(Rows from a dataset)
>> Start
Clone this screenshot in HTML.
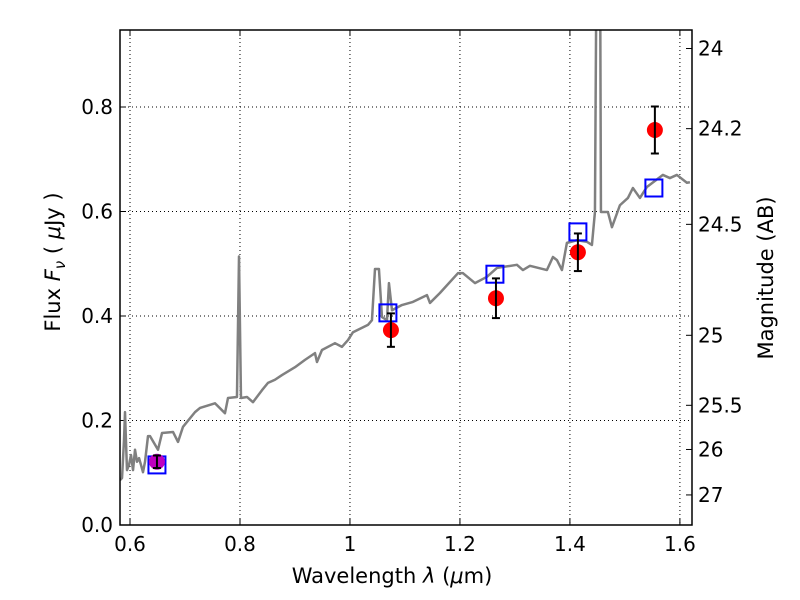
<!DOCTYPE html>
<html><head><meta charset="utf-8"><style>
body{margin:0;background:#fff}
svg{display:block;font-family:"DejaVu Sans","Liberation Sans",sans-serif}
</style></head><body>
<svg id="chart" width="800" height="600"></svg>
<script>
const specWl=[0.5818,0.5855,0.5891,0.5909,0.5927,0.5945,0.5982,0.6018,0.6055,0.6091,0.6127,0.6164,0.62,0.6236,0.6273,0.6327,0.6364,0.6509,0.6582,0.6782,0.6873,0.6964,0.7182,0.7273,0.7545,0.7727,0.7782,0.7945,0.7982,0.8018,0.8127,0.8236,0.84,0.8509,0.8636,0.8764,0.9,0.9182,0.9364,0.94,0.9491,0.9727,0.9855,0.9964,1.0055,1.0327,1.04,1.0455,1.0527,1.0582,1.0673,1.0709,1.0764,1.0945,1.1145,1.14,1.1455,1.1636,1.1964,1.2055,1.2273,1.2491,1.2673,1.3036,1.3145,1.3273,1.3582,1.3691,1.3764,1.3855,1.3945,1.4127,1.4309,1.44,1.4455,1.449,1.4545,1.4564,1.4691,1.4764,1.4909,1.5055,1.5145,1.5273,1.54,1.5691,1.5818,1.5945,1.6127,1.6182];
const specF=[0.086,0.09,0.163,0.216,0.16,0.105,0.115,0.134,0.105,0.144,0.121,0.128,0.115,0.101,0.121,0.170,0.170,0.144,0.176,0.178,0.159,0.188,0.216,0.224,0.233,0.214,0.243,0.245,0.514,0.243,0.245,0.235,0.258,0.272,0.278,0.287,0.302,0.316,0.329,0.312,0.335,0.348,0.341,0.354,0.369,0.383,0.392,0.49,0.49,0.398,0.392,0.463,0.411,0.421,0.427,0.44,0.425,0.444,0.482,0.482,0.463,0.475,0.492,0.498,0.488,0.496,0.488,0.513,0.507,0.488,0.54,0.545,0.542,0.536,0.599,1.2,1.2,0.599,0.599,0.570,0.612,0.626,0.645,0.626,0.647,0.67,0.664,0.67,0.655,0.656];
const obsWl=[1.0745,1.2655,1.4145,1.5545];
const obsF=[0.373,0.434,0.522,0.756];
const obsErr=[0.032,0.038,0.036,0.045];
const riWl=[0.649];const riF=[0.121];const riErr=[0.012];
const modWl=[0.649,1.069,1.2636,1.4145,1.5527];
const modF=[0.115,0.406,0.48,0.561,0.645];
const xTicks=[0.6,0.8,1.0,1.2,1.4,1.6];
const xTickLabels=["0.6","0.8","1","1.2","1.4","1.6"];
const yTicks=[0,0.2,0.4,0.6,0.8];
const yTickLabels=["0.0","0.2","0.4","0.6","0.8"];
const magTicks=[24,24.2,24.5,25,25.5,26,27];
const magTickLabels=["24","24.2","24.5","25","25.5","26","27"];

const L=120,R=692,T=30,B=525;
const x0=0.5818,x1=1.622,y0=0,y1=0.9474;
const X=v=>L+(v-x0)/(x1-x0)*(R-L);
const Y=v=>B-(v-y0)/(y1-y0)*(B-T);
const svg=document.getElementById('chart');
const NS='http://www.w3.org/2000/svg';
function mk(tag,at,parent){const e=document.createElementNS(NS,tag);for(const k in at)e.setAttribute(k,at[k]);(parent||svg).appendChild(e);return e;}

const defs=mk('defs',{});const cp=mk('clipPath',{id:'clip'},defs);mk('rect',{x:L,y:T,width:R-L,height:B-T},cp);

xTicks.forEach((t,i)=>{
 const g=mk('line',{x1:X(t),x2:X(t),y1:T,y2:B,stroke:'#000','stroke-width':1,'stroke-dasharray':'1,3'});
 
 
 mk('line',{x1:X(t),x2:X(t),y1:B,y2:B-6,stroke:'#000'});
 mk('line',{x1:X(t),x2:X(t),y1:T,y2:T+6,stroke:'#000'});
 const tx=mk('text',{x:X(t),y:B+26,'font-size':20,'text-anchor':'middle'});tx.textContent=xTickLabels[i];
 
 
});
yTicks.forEach((t,i)=>{
 const g=mk('line',{x1:L,x2:R,y1:Y(t),y2:Y(t),stroke:'#000','stroke-width':1,'stroke-dasharray':'1,3'});
 
 
 mk('line',{x1:L,x2:L+6,y1:Y(t),y2:Y(t),stroke:'#000'});
 const tx=mk('text',{x:L-7,y:Y(t)+7,'font-size':20,'text-anchor':'end'});tx.textContent=yTickLabels[i];
 
 
});
magTicks.forEach((m,i)=>{
 const f=Math.pow(10,(23.9-m)/2.5);const y=Y(f);
 mk('line',{x1:R,x2:R-6,y1:y,y2:y,stroke:'#000'});
 const tx=mk('text',{x:R+6,y:y+7,'font-size':20});tx.textContent=magTickLabels[i];
 
 
});

const pl=mk('polyline',{points:specWl.map((w,i)=>X(w)+','+Y(specF[i])).join(' '),fill:'none',stroke:'#808080','stroke-width':2.5,'clip-path':'url(#clip)','stroke-linejoin':'round'});



function errPoint(w,f,e,col,name){
 const g=mk('g',{});
 
 
 mk('circle',{cx:X(w),cy:Y(f),r:8,fill:col},g);
 mk('line',{x1:X(w),x2:X(w),y1:Y(f-e),y2:Y(f+e),stroke:'#000','stroke-width':2},g);
 mk('line',{x1:X(w)-4,x2:X(w)+4,y1:Y(f-e),y2:Y(f-e),stroke:'#000','stroke-width':2},g);
 mk('line',{x1:X(w)-4,x2:X(w)+4,y1:Y(f+e),y2:Y(f+e),stroke:'#000','stroke-width':2},g);
}
modWl.forEach((w,i)=>{
 const r=mk('rect',{x:X(w)-8.5,y:Y(modF[i])-8.5,width:17,height:17,fill:'none',stroke:'#0000ff','stroke-width':2});
 
 
});
obsWl.forEach((w,i)=>errPoint(w,obsF[i],obsErr[i],'#ff0000','observed-flux-point'));
riWl.forEach((w,i)=>errPoint(w,riF[i],riErr[i],'#bf00bf','optical-flux-point'));

const fr=mk('rect',{x:L,y:T,width:R-L,height:B-T,fill:'none',stroke:'#000','stroke-width':1.5});


</script>
<svg style="position:absolute;left:0;top:0" width="800" height="600">
<text x="392" y="583" font-size="21" text-anchor="middle" font-family="DejaVu Sans,sans-serif">Wavelength  <tspan font-style="italic">λ</tspan> (<tspan font-style="italic">μ</tspan>m)</text>
<text transform="translate(60,262) rotate(-90)" font-size="21" text-anchor="middle" font-family="DejaVu Sans,sans-serif">Flux  <tspan font-style="italic">F</tspan><tspan font-style="italic" font-size="15" dy="5">ν</tspan><tspan dy="-5">  (  </tspan><tspan font-style="italic">μ</tspan>Jy )</text>
<text transform="translate(773,278) rotate(-90)" font-size="21" text-anchor="middle" font-family="DejaVu Sans,sans-serif">Magnitude (AB)</text>
</svg>
</body></html>
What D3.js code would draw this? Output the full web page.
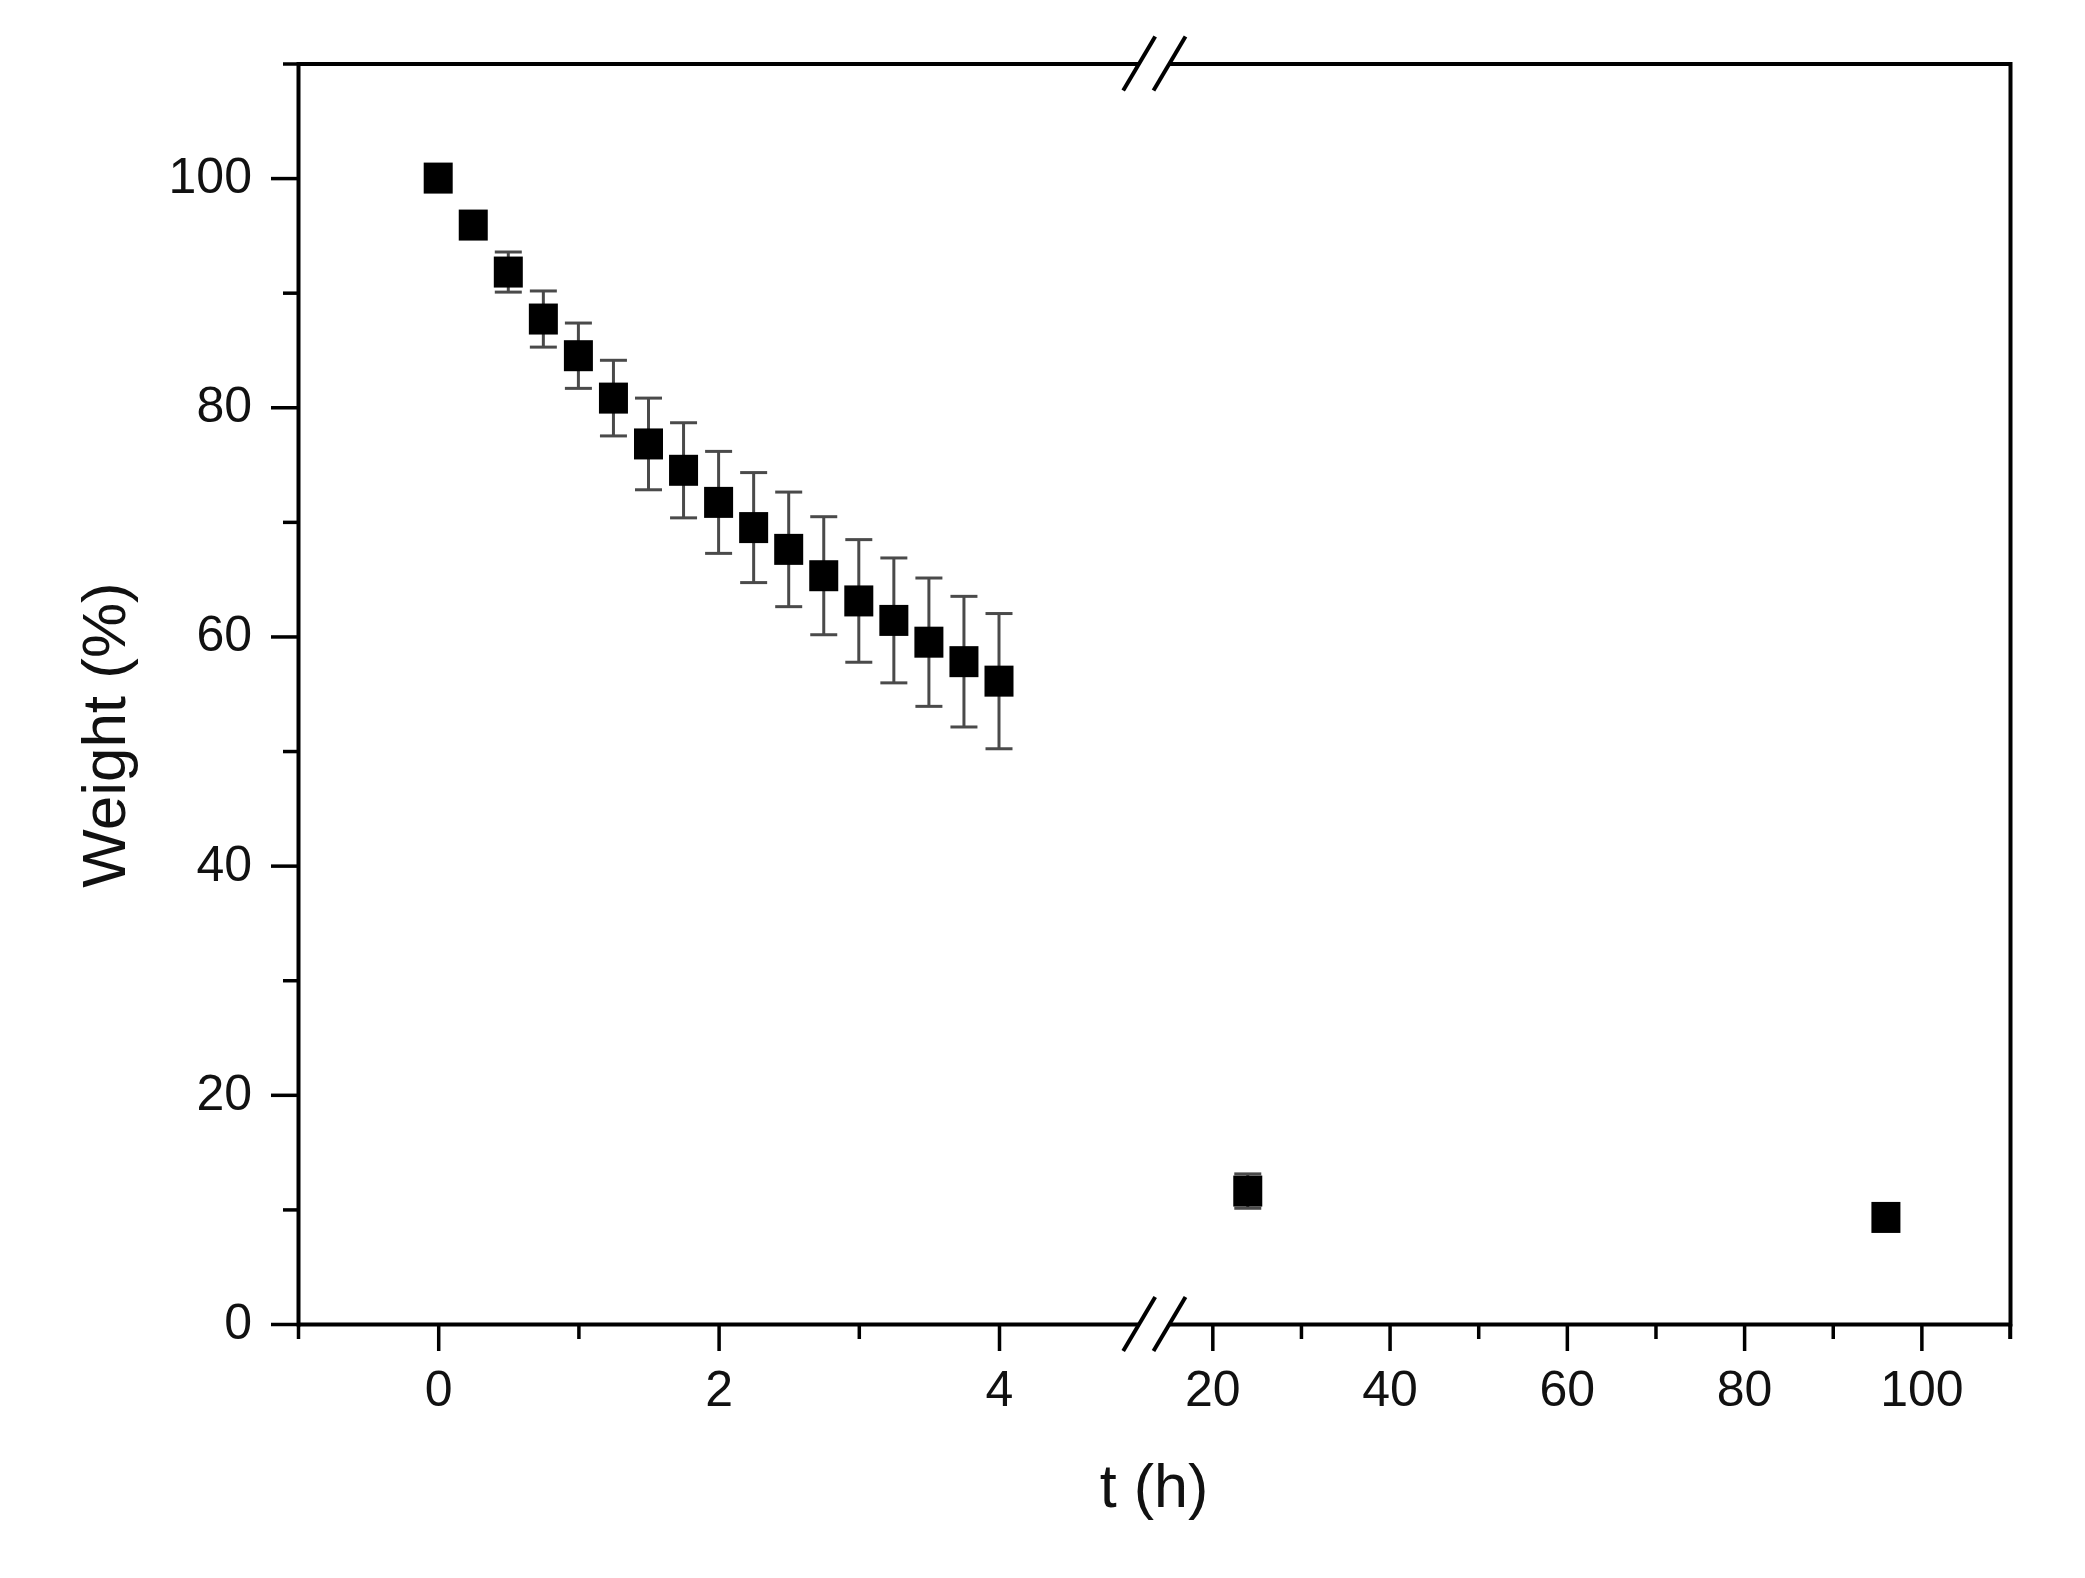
>> End
§ **WHAT NEEDS TO BE DONE**: Output all of the records exactly as they appear above, but not the pictures.

§ **EXERCISE OUTPUT**:
Clone this screenshot in HTML.
<!DOCTYPE html>
<html><head><meta charset="utf-8"><style>
body{margin:0;background:#fff}
svg{display:block;font-family:"DejaVu Sans","Liberation Sans",sans-serif}
</style></head><body>
<svg id="chart" width="800" height="600"></svg>
<script>
const specWl=[0.5818,0.5855,0.5891,0.5909,0.5927,0.5945,0.5982,0.6018,0.6055,0.6091,0.6127,0.6164,0.62,0.6236,0.6273,0.6327,0.6364,0.6509,0.6582,0.6782,0.6873,0.6964,0.7182,0.7273,0.7545,0.7727,0.7782,0.7945,0.7982,0.8018,0.8127,0.8236,0.84,0.8509,0.8636,0.8764,0.9,0.9182,0.9364,0.94,0.9491,0.9727,0.9855,0.9964,1.0055,1.0327,1.04,1.0455,1.0527,1.0582,1.0673,1.0709,1.0764,1.0945,1.1145,1.14,1.1455,1.1636,1.1964,1.2055,1.2273,1.2491,1.2673,1.3036,1.3145,1.3273,1.3582,1.3691,1.3764,1.3855,1.3945,1.4127,1.4309,1.44,1.4455,1.449,1.4545,1.4564,1.4691,1.4764,1.4909,1.5055,1.5145,1.5273,1.54,1.5691,1.5818,1.5945,1.6127,1.6182];
const specF=[0.086,0.09,0.163,0.216,0.16,0.105,0.115,0.134,0.105,0.144,0.121,0.128,0.115,0.101,0.121,0.170,0.170,0.144,0.176,0.178,0.159,0.188,0.216,0.224,0.233,0.214,0.243,0.245,0.514,0.243,0.245,0.235,0.258,0.272,0.278,0.287,0.302,0.316,0.329,0.312,0.335,0.348,0.341,0.354,0.369,0.383,0.392,0.49,0.49,0.398,0.392,0.463,0.411,0.421,0.427,0.44,0.425,0.444,0.482,0.482,0.463,0.475,0.492,0.498,0.488,0.496,0.488,0.513,0.507,0.488,0.54,0.545,0.542,0.536,0.599,1.2,1.2,0.599,0.599,0.570,0.612,0.626,0.645,0.626,0.647,0.67,0.664,0.67,0.655,0.656];
const obsWl=[1.0745,1.2655,1.4145,1.5545];
const obsF=[0.373,0.434,0.522,0.756];
const obsErr=[0.032,0.038,0.036,0.045];
const riWl=[0.649];const riF=[0.121];const riErr=[0.012];
const modWl=[0.649,1.069,1.2636,1.4145,1.5527];
const modF=[0.115,0.406,0.48,0.561,0.645];
const xTicks=[0.6,0.8,1.0,1.2,1.4,1.6];
const xTickLabels=["0.6","0.8","1","1.2","1.4","1.6"];
const yTicks=[0,0.2,0.4,0.6,0.8];
const yTickLabels=["0.0","0.2","0.4","0.6","0.8"];
const magTicks=[24,24.2,24.5,25,25.5,26,27];
const magTickLabels=["24","24.2","24.5","25","25.5","26","27"];

const L=120,R=692,T=30,B=525;
const x0=0.5818,x1=1.622,y0=0,y1=0.9474;
const X=v=>L+(v-x0)/(x1-x0)*(R-L);
const Y=v=>B-(v-y0)/(y1-y0)*(B-T);
const svg=document.getElementById('chart');
const NS='http://www.w3.org/2000/svg';
function mk(tag,at,parent){const e=document.createElementNS(NS,tag);for(const k in at)e.setAttribute(k,at[k]);(parent||svg).appendChild(e);return e;}

const defs=mk('defs',{});const cp=mk('clipPath',{id:'clip'},defs);mk('rect',{x:L,y:T,width:R-L,height:B-T},cp);

xTicks.forEach((t,i)=>{
 const g=mk('line',{x1:X(t),x2:X(t),y1:T,y2:B,stroke:'#000','stroke-width':1,'stroke-dasharray':'1,3'});
 
 
 mk('line',{x1:X(t),x2:X(t),y1:B,y2:B-6,stroke:'#000'});
 mk('line',{x1:X(t),x2:X(t),y1:T,y2:T+6,stroke:'#000'});
 const tx=mk('text',{x:X(t),y:B+26,'font-size':20,'text-anchor':'middle'});tx.textContent=xTickLabels[i];
 
 
});
yTicks.forEach((t,i)=>{
 const g=mk('line',{x1:L,x2:R,y1:Y(t),y2:Y(t),stroke:'#000','stroke-width':1,'stroke-dasharray':'1,3'});
 
 
 mk('line',{x1:L,x2:L+6,y1:Y(t),y2:Y(t),stroke:'#000'});
 const tx=mk('text',{x:L-7,y:Y(t)+7,'font-size':20,'text-anchor':'end'});tx.textContent=yTickLabels[i];
 
 
});
magTicks.forEach((m,i)=>{
 const f=Math.pow(10,(23.9-m)/2.5);const y=Y(f);
 mk('line',{x1:R,x2:R-6,y1:y,y2:y,stroke:'#000'});
 const tx=mk('text',{x:R+6,y:y+7,'font-size':20});tx.textContent=magTickLabels[i];
 
 
});

const pl=mk('polyline',{points:specWl.map((w,i)=>X(w)+','+Y(specF[i])).join(' '),fill:'none',stroke:'#808080','stroke-width':2.5,'clip-path':'url(#clip)','stroke-linejoin':'round'});



function errPoint(w,f,e,col,name){
 const g=mk('g',{});
 
 
 mk('circle',{cx:X(w),cy:Y(f),r:8,fill:col},g);
 mk('line',{x1:X(w),x2:X(w),y1:Y(f-e),y2:Y(f+e),stroke:'#000','stroke-width':2},g);
 mk('line',{x1:X(w)-4,x2:X(w)+4,y1:Y(f-e),y2:Y(f-e),stroke:'#000','stroke-width':2},g);
 mk('line',{x1:X(w)-4,x2:X(w)+4,y1:Y(f+e),y2:Y(f+e),stroke:'#000','stroke-width':2},g);
}
modWl.forEach((w,i)=>{
 const r=mk('rect',{x:X(w)-8.5,y:Y(modF[i])-8.5,width:17,height:17,fill:'none',stroke:'#0000ff','stroke-width':2});
 
 
});
obsWl.forEach((w,i)=>errPoint(w,obsF[i],obsErr[i],'#ff0000','observed-flux-point'));
riWl.forEach((w,i)=>errPoint(w,riF[i],riErr[i],'#bf00bf','optical-flux-point'));

const fr=mk('rect',{x:L,y:T,width:R-L,height:B-T,fill:'none',stroke:'#000','stroke-width':1.5});


</script>
<svg style="position:absolute;left:0;top:0" width="800" height="600">
<text x="392" y="583" font-size="21" text-anchor="middle" font-family="DejaVu Sans,sans-serif">Wavelength  <tspan font-style="italic">λ</tspan> (<tspan font-style="italic">μ</tspan>m)</text>
<text transform="translate(60,262) rotate(-90)" font-size="21" text-anchor="middle" font-family="DejaVu Sans,sans-serif">Flux  <tspan font-style="italic">F</tspan><tspan font-style="italic" font-size="15" dy="5">ν</tspan><tspan dy="-5">  (  </tspan><tspan font-style="italic">μ</tspan>Jy )</text>
<text transform="translate(773,278) rotate(-90)" font-size="21" text-anchor="middle" font-family="DejaVu Sans,sans-serif">Magnitude (AB)</text>
</svg>
</body></html>
What D3.js code would draw this? Output the full web page.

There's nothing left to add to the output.